Start PROVIDED MATERIAL

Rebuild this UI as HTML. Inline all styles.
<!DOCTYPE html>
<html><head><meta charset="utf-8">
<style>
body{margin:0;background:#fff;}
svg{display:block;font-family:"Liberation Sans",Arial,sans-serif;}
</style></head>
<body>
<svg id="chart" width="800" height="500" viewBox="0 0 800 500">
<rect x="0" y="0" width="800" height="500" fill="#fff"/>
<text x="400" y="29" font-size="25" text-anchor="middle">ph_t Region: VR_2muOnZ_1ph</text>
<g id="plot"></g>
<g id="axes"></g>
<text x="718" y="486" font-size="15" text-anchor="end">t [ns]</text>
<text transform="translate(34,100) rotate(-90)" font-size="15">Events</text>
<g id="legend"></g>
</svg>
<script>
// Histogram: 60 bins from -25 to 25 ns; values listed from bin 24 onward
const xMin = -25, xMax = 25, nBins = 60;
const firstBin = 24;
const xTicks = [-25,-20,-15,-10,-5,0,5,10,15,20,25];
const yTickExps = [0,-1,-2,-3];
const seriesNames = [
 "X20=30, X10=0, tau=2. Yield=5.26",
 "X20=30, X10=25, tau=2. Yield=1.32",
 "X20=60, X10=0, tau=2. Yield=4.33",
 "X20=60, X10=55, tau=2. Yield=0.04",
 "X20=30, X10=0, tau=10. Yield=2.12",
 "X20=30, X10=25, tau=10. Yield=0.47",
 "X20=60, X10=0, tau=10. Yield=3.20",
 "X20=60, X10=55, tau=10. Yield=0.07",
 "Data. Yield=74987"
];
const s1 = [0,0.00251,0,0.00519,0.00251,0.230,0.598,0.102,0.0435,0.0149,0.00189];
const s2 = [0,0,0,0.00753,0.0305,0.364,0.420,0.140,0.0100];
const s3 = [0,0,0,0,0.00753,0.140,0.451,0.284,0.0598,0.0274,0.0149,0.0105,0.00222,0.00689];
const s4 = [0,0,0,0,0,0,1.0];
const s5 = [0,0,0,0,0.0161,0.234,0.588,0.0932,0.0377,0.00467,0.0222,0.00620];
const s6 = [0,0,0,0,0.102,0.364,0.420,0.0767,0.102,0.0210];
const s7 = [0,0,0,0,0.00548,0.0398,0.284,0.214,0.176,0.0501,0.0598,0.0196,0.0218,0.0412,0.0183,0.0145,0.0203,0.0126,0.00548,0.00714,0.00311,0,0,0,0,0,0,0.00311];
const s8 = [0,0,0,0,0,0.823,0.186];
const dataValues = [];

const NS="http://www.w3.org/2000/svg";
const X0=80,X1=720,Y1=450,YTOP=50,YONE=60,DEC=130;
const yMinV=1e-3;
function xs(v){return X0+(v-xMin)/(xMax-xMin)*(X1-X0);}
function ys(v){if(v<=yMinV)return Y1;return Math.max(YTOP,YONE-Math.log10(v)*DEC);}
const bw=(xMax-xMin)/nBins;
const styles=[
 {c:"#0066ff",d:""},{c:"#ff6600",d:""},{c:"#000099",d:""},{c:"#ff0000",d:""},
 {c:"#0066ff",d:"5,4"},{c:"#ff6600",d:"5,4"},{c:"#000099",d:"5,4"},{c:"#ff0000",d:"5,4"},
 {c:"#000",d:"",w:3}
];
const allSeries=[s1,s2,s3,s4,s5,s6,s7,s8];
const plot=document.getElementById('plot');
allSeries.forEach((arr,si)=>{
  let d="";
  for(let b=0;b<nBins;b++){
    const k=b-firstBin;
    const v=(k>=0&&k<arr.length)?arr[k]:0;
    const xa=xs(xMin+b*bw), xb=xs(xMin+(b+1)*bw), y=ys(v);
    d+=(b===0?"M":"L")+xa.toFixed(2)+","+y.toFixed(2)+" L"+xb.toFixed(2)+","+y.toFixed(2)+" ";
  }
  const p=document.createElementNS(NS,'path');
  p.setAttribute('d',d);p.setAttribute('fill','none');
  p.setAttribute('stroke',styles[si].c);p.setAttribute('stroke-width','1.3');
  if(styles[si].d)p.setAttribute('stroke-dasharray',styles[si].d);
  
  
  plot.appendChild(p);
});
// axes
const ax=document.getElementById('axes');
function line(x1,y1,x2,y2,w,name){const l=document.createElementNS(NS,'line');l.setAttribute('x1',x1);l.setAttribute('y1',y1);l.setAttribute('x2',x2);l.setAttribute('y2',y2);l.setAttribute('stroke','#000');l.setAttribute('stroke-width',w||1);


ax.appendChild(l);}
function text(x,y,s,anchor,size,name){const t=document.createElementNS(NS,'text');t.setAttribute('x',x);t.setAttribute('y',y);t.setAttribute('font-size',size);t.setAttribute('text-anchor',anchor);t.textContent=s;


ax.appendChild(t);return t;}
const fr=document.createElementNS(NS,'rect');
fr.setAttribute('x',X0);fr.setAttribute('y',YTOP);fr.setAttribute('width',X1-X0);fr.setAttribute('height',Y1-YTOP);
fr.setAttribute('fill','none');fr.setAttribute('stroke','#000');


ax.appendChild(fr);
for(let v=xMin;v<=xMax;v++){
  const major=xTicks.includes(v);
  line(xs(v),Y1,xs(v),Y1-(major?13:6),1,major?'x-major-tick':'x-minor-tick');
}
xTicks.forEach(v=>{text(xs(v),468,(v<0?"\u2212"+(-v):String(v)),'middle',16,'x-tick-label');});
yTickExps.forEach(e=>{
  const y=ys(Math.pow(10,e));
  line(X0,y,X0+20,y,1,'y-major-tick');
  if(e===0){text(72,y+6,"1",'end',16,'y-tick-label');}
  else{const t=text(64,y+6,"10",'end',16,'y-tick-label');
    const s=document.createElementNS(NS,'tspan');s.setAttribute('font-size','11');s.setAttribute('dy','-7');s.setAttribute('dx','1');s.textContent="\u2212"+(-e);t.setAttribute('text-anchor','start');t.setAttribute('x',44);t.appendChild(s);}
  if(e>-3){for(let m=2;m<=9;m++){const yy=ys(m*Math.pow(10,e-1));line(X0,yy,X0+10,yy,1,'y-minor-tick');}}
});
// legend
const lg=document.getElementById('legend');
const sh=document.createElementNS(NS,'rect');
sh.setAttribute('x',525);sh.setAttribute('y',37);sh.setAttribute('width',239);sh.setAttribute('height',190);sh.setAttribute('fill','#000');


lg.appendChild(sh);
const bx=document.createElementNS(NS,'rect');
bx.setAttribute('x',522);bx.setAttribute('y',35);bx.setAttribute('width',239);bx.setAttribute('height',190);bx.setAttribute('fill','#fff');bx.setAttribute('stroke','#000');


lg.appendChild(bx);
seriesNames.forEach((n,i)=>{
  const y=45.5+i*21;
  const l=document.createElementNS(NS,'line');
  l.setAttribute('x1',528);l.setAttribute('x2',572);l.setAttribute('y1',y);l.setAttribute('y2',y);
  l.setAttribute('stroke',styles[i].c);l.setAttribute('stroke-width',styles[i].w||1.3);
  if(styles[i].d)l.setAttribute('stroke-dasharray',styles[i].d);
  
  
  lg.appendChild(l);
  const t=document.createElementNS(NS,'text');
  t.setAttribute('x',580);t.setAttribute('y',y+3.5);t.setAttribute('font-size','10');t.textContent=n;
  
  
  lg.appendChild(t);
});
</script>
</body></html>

End PROVIDED MATERIAL

GIVEN PROBLEM » Where a line holds "styles", copy it out.

WRITTEN RESPONSE »
Rebuild this UI as HTML. Inline all styles.
const styles=[
  p.setAttribute('stroke',styles[si].c);p.setAttribute('stroke-width','1.3');
  if(styles[si].d)p.setAttribute('stroke-dasharray',styles[si].d);
  l.setAttribute('stroke',styles[i].c);l.setAttribute('stroke-width',styles[i].w||1.3);
  if(styles[i].d)l.setAttribute('stroke-dasharray',styles[i].d);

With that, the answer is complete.